One of the most important aspects of the French colonization of West Africa was the requirement placed on the colony to pay its oem way as a colony. The French administration sought to increase productivity and extract valuable resources. They fostered production of groundnuts and cotton where appropriate conditions were present and imposed taxation as a means of inducing participation in the cash economy. Where crops could not be grown, they encouraged migration to wage- earning areas. Although slavery had been abolished in Europe and the New World during the middle part of the nineteenth century, some forms of servitude continued on the West African landscape and the French in their pursuit of gain often looked the other way in order to insure the success of their programs. The French colonial encounter in West Africa was driven by commercial interests and, perhaps to a lesser degree, a civilizing mission. The political administration and the economic interests were fairly uniform throughout the colonial period. Little was done to improve the lives of West Africans, although attempts were made to provide minimal health and educational services. Whereas in the British areas of West Africa some portion of the economic gain accrued to an African middle class, no such dynamic occurred in the French context.

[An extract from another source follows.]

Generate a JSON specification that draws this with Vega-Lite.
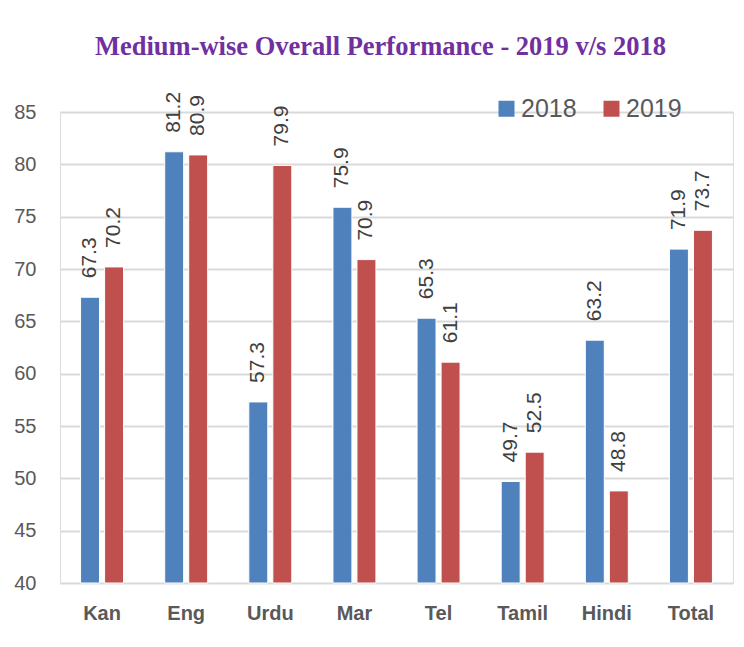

Growing Nationalism and the Move Towards Independence in French West Africa

By the close of the Second World War the colonized peoples of French West Africa were making their dissatisfaction with the colonial system heard. West Africans had participated in both World Wars to varying degrees and their experiences in them, along with a growing opposition to direct rule and its exploitative nature, resulted in a movement which would ultimately lead to independence for the territories.

The Brazzaville Conference of 1944 and the new Constitution of the Fourth Republic in France paid heed to growing calls for reform in Africa. Reforms which included African representation in the French National Assembly and the increase of local councils in West Africa where Africans could participate in local governance were proposed and slowly accepted. The rise of political parties and nationalist programs in french West Africa grew steadily. Parties such as Houphouet-Boigny's RDA (Rassemblement democratique africain) and Senghor's Convention africaine gained support. In 1956 the French passed the loi cadre, or enabling law, which allowed local government for individual territories in French West Africa. It is important to note that the colony itself did not receive this right, rather it was applied to sub-sets of the colony. It has been suggested that this fragmentation was an attempt by France to create a destabilized and fragmented West Africa, perhaps in hopes of gaining an upper hand in the approaching post-colonial period (Crowder, 1990: 78). By 1960, the territories of French West Africa had achieved independence. The new nations were faced with a difficult future as autonomous states with little to draw upon in their move towards the future. French interest in their former territory in west Africa continues to this day.